>> BEGIN SOURCE EXCERPT
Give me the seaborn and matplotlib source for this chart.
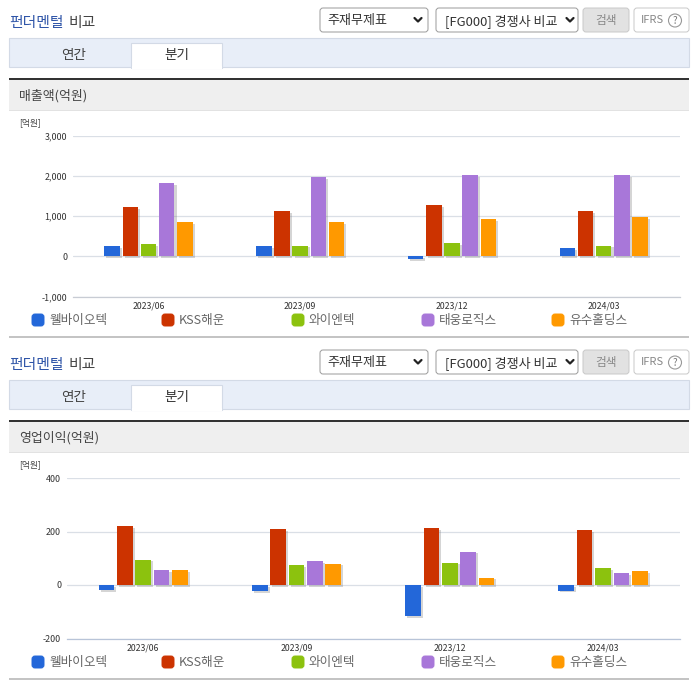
import pandas as pd
import seaborn as sns
from matplotlib import pyplot as plt
from matplotlib import patheffects as pe
from matplotlib.patches import Rectangle, FancyBboxPatch, Circle

sns.set_style("white")
plt.rcParams['font.family'] = ['Noto Sans CJK KR', 'DejaVu Sans']

periods = ["2023/06", "2023/09", "2023/12", "2024/03"]
companies = ["웰바이오텍", "KSS해운", "와이엔텍", "태웅로직스", "유수홀딩스"]
colors = ["#2367d9", "#cc3300", "#8cc20e", "#a877d9", "#ff9900"]

# 매출액
sales_welbio = [245, 245, -65, 198]
sales_kss = [1215, 1117, 1265, 1117]
sales_yn = [298, 265, 322, 265]
sales_taewoong = [1810, 1960, 2010, 2010]
sales_yusu = [843, 843, 918, 968]
sales_ticks = [-1000, 0, 1000, 2000, 3000]
sales_labels = ["-1,000", "0", "1,000", "2,000", "3,000"]

# 영업이익
profit_welbio = [-18, -24, -117, -21]
profit_kss = [221, 210, 214, 205]
profit_yn = [95, 73, 84, 62]
profit_taewoong = [57, 90, 125, 43]
profit_yusu = [57, 80, 28, 51]
profit_ticks = [-200, 0, 200, 400]
profit_labels = ["-200", "0", "200", "400"]


def make_df(rows):
    out = []
    for name, vals in zip(companies, rows):
        for p, v in zip(periods, vals):
            out.append({"period": p, "company": name, "value": v})
    return pd.DataFrame(out)


fig = plt.figure(figsize=(6.96, 6.84), dpi=100, facecolor="white")

# page overlay in pixel coords
bg = fig.add_axes([0, 0, 1, 1])
bg.set_xlim(0, 696)
bg.set_ylim(684, 0)
bg.axis("off")


def box(x0, y0, x1, y1, fc, ec="none", lw=0.8):
    bg.add_patch(Rectangle((x0, y0), x1 - x0, y1 - y0, fc=fc, ec=ec, lw=lw))


def rbox(x0, y0, x1, y1, fc, ec):
    bg.add_patch(FancyBboxPatch((x0 + 2, y0 + 2), x1 - x0 - 4, y1 - y0 - 4,
                                boxstyle="round,pad=2,rounding_size=3", fc=fc, ec=ec, lw=0.7))


def chevron(x, y):
    bg.plot([x - 3.5, x, x + 3.5], [y - 2, y + 1.5, y - 2], color="#222222", lw=1.6)


def header(dy, metric):
    bg.text(9, 23 + dy, "펀더멘털", color="#2f55a8", fontsize=10.7, va="center", fontweight="medium")
    bg.text(69, 23 + dy, "비교", color="#444444", fontsize=10.7, va="center", fontweight="medium")

    rbox(320, 8 + dy, 428, 32 + dy, "white", "#9a9a9a")
    bg.text(327, 20.8 + dy, "주재무제표", fontsize=9.4, color="#333333", va="center")
    chevron(418, 20 + dy)
    rbox(436, 8 + dy, 578, 32 + dy, "white", "#9a9a9a")
    bg.text(445, 20.8 + dy, "[FG000] 경쟁사 비교", fontsize=9.4, color="#333333", va="center")
    chevron(570, 20 + dy)
    rbox(583, 8 + dy, 629, 32 + dy, "#e2e2e2", "#c8c8c8")
    bg.text(606, 20.8 + dy, "검색", fontsize=8.4, color="#888888", va="center", ha="center")
    rbox(634, 8 + dy, 689, 32 + dy, "white", "#c8c8c8")
    bg.text(641, 20 + dy, "IFRS", fontsize=8, color="#888888", va="center")
    bg.add_patch(Circle((675, 20.5 + dy), 6.5, fc="white", ec="#999999", lw=0.8))
    bg.text(675, 20.5 + dy, "?", fontsize=7, color="#777777", va="center", ha="center")

    box(9, 38 + dy, 689, 67 + dy, "#e8eef8", "#d3dae6")
    box(131, 43 + dy, 222, 68 + dy, "white", "#d3dae6")
    box(131.5, 66 + dy, 221.5, 68.5 + dy, "white")
    bg.text(74, 54.5 + dy, "연간", fontsize=9.8, color="#444444", va="center", ha="center")
    bg.text(176.5, 54.5 + dy, "분기", fontsize=9.8, color="#333333", va="center", ha="center")

    box(9, 80 + dy, 689, 110 + dy, "#efefef")
    box(9, 78 + dy, 689, 80 + dy, "#333333")
    box(9, 110 + dy, 689, 111 + dy, "#e2e2e2")
    bg.text(19, 95.6 + dy, metric, fontsize=9.3, color="#444444", va="center")
    bg.text(19, 122.5 + dy, "[억원]", fontsize=6.3, color="#444444", va="center")

    for i, (name, c) in enumerate(zip(companies, colors)):
        x = 32 + 130 * i
        rbox(x, 314 + dy, x + 12, 326 + dy, c, c)
        bg.text(x + 17, 320.8 + dy, name, fontsize=9.1, color="#666666", va="center")

    box(9, 335.5 + dy, 689, 337.5 + dy, "#c4c4c4")


def chart(rows, ticks, labels, left, top, bottom, axis_color):
    ax = fig.add_axes([left / 696, 1 - bottom / 684, (679.6 - left) / 696, (bottom - top) / 684])
    ax.patch.set_alpha(0)
    sns.barplot(data=make_df(rows), x="period", y="value", hue="company", palette=colors,
                hue_order=companies, width=0.6, gap=0.15, saturation=1, legend=False,
                linewidth=0, ax=ax, zorder=3)
    for bar in ax.patches:
        bar.set_path_effects([pe.SimplePatchShadow(offset=(1.5, -1.3), shadow_rgbFace="#777777", alpha=0.3),
                              pe.Normal()])
    ax.set_xlim(-0.5, 3.5)
    ax.set_ylim(ticks[0], ticks[-1])
    ax.set_xlabel("")
    ax.set_ylabel("")
    ax.set_yticks(ticks, labels)
    ax.tick_params(axis="y", length=0, pad=4, labelsize=6.4, labelcolor="#333333")
    ax.set_xticks(range(len(periods)), periods)
    ax.tick_params(axis="x", which="major", length=0, pad=3.5, labelsize=6.3, labelcolor="#333333")
    ax.set_xticks([-0.5, 0.5, 1.5, 2.5, 3.5], minor=True)
    ax.tick_params(axis="x", which="minor", length=3.5, width=0.8, color=axis_color)
    ax.grid(axis="y", color="#dadfe6", lw=0.9, zorder=0)
    ax.set_axisbelow(True)
    for s in ["top", "left", "right"]:
        ax.spines[s].set_visible(False)
    ax.spines["bottom"].set_color(axis_color)
    ax.spines["bottom"].set_linewidth(0.9)
    return ax


header(0, "매출액(억원)")
chart([sales_welbio, sales_kss, sales_yn, sales_taewoong, sales_yusu],
      sales_ticks, sales_labels, 72.6, 135.5, 296.5, "#c8ccd4")

header(342, "영업이익(억원)")
chart([profit_welbio, profit_kss, profit_yn, profit_taewoong, profit_yusu],
      profit_ticks, profit_labels, 66.6, 478, 638.5, "#b8c4d8")

plt.savefig("out.png", dpi=100)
>> END SOURCE EXCERPT
OBJECTIVE: Print the data above verbatim from the first line through the line holding "from matplotlib.patches import", leaving every picture out.

TASK RESULT:
Give me the seaborn and matplotlib source for this chart.
import pandas as pd
import seaborn as sns
from matplotlib import pyplot as plt
from matplotlib import patheffects as pe
from matplotlib.patches import Rectangle, FancyBboxPatch, Circle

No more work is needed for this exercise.